I’ll take a swing at answering your question.
Here is the name of the lab:
The model has five parameters to optmimize: four weights and a bias value. That totals five parameters, but this does not figure into the calculation you asked for.
The model uses the SGDRegressor from scikit-learn.
SGD is “stochastic gradient descent”. This means that the optimizer processes each individual example and updates the weights, and continues cycling through all of the examples until it gets convergence.
Each pass through the whole dataset is one iteration.
The regressor was configured to use at most 1000 iterations, but only used 119.
If you add a line of code and inspect the number of examples in the dataset, you see there are 99 examples.
Doing some math, 99 examples * 119 iterations = 11,781 updates of the weights.
I do not know where the extra weight update comes from.
print(f"number of iterations completed: {sgdr.n_iter_}, number of weight updates: {sgdr.t_}")

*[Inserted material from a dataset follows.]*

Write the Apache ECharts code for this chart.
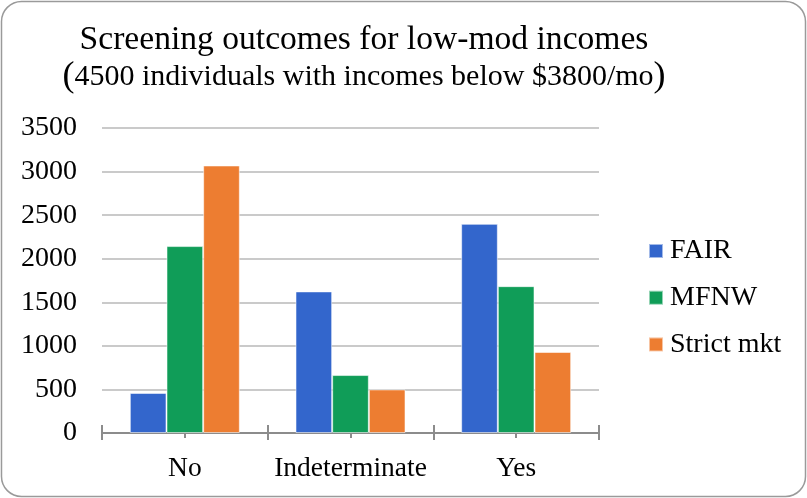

SGDRegressor performs one weight update (with gradient descent) per sample. An iteration is one pass of the whole training set.
If we have m samples, then each iteration will have m updates. sgdr.n_iter_ tells us the number of times the whole training set was used, which was 124. sgdr.t_ tells us, as explained in sklearn’s documentation which is also quoted below, the result of this formula: “(n_iter_ * n_samples + 1)” which is 124 \times m +1 = 124 \times 99 + 1= 12277.
I have quickly read this and this code and found that the variable t_ always starts from 1 instead of 0, so I think the meaning of it should be “number of weight updates (124 \times 99) plus one”, and here I am specifically referring to the weight updates carried out with gradient descent. In fact, if we look at these lines, we can clearly see that t here was not meant to be the number of weight updates, only it can be calculated back by subtracting t_ with one.
I suggest you to follow through the sklearn code once and you should come across the pieces of code linked above, because I think it will be nice to base the discussion on the code and we can share our finding if there is any disagreement!
Thanks Raymond for taking the time to reply to my question however it is still not clear to me what the difference is between an iteration and a weight update.
One weight update for the first weight w_0 is the following operation in pseudo code:
yes if you considering that gradient function as gradient cost function then that is correct.
but although usually initially weight is assigned zero.
the usual equation would
w_0 = 0
w_1 = w_0 - alpha * gradient function (dJ/DW)
all the weights are assigned zero as the initial value is zero initialization. This kind of initialization is highly ineffective as neurons learn the same feature during each iteration.
If you’re doing batch gradient descent, then you accumulate the gradients for each feature over the whole training set, then update all of the weights at the end. So that’s one update per batch.
If you’re doing stochastic gradient descent, then you compute a weight update every time you compute the gradients for each example.
You may be thinking about this in a little more detail than is really necessary.
“update” just means that a new value stored in some variable. It’s not really a “term of art” in the machine learning world.
I don’t think this is really a critical concept at this point. There are lots of lectures left in this course, perhaps the topic will become clearer for you later.
I feel that maybe your learning is getting bogged-down over a minor issue regarding terminology.